Exploring the productivity of Homeric formulae through Distributional Semantics

Martina Astrid Rodda and Barbara McGillivray (Alan Turing Institute)

Digital Classicist London seminar 2019

Friday June 14th at 16:30, in room G34, Senate House, Malet Street, London WC1E 7HU

Livecast at Digital Classicist London YouTube channel.

The language of archaic Greek epic is overwhelmingly composed by formulae, linguistic structures which occur repeatedly with a high degree of fixedness. Examples include complex phrases combining a verb with open slots that can accommodate additional information (e.g. ekhon en khersi, ‘holding in one’s hands,’ which takes a direct object).

These formulae behave similarly to multi-word expressions in natural languages (Kiparsky 1976), in that they allow for limited syntactic variation. Describing the exact scope and mechanisms of formulaic variation is notably difficult; computational methods on large-scale digital collections can shed new light into this complex phenomenon.

Recent studies (Bozzone 2014; Antović – Cánovas 2016) have emphasised the parallels between formulae and linguistic constructions, i.e. form-meaning pairs. Research on constructional productivity aims to identify the factors that cause a construction to be more productive than others (Barðdal 2008). Similarly, a suitable model of formulaic behaviour should allow us to evaluate the driving factors in the productivity of a formula.

While Bozzone’s work has drawn attention to the role of syntactic flexibility in driving formulaic change, the contribution of semantics remains entirely unexplored. Perek (2016) proposed a diachronic corpus-based model of productivity in English as driven by semantics: constructions that are more semantically flexible, while still maintaining a certain level of semantic coherence, are more productive.

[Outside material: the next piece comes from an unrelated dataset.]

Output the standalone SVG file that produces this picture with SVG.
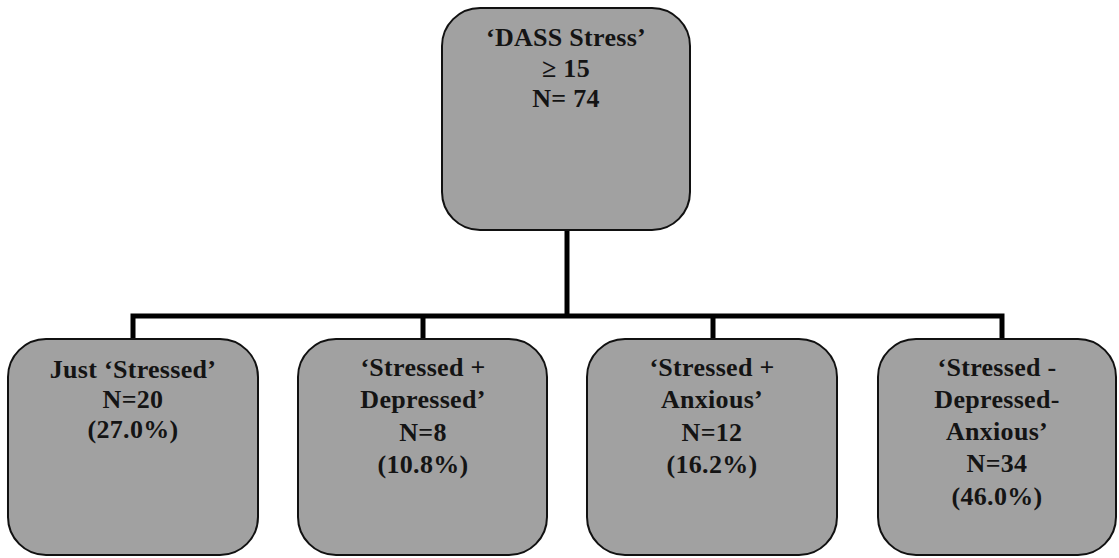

In our paper, we present the first computational model which uses Distributional Semantics to assess the role of semantic coverage in driving formulaic productivity in ancient Greek epic. We use the Diorisis Ancient Greek corpus (Vatri – McGillivray 2018) to build a vector space model where every word is represented by a vector which encodes information about its linguistic contexts. By comparing the semantic spaces of archaic Greek epic and later poetry, we can detect meaningful trends of diachronic development in formulaic usage and investigate their causes.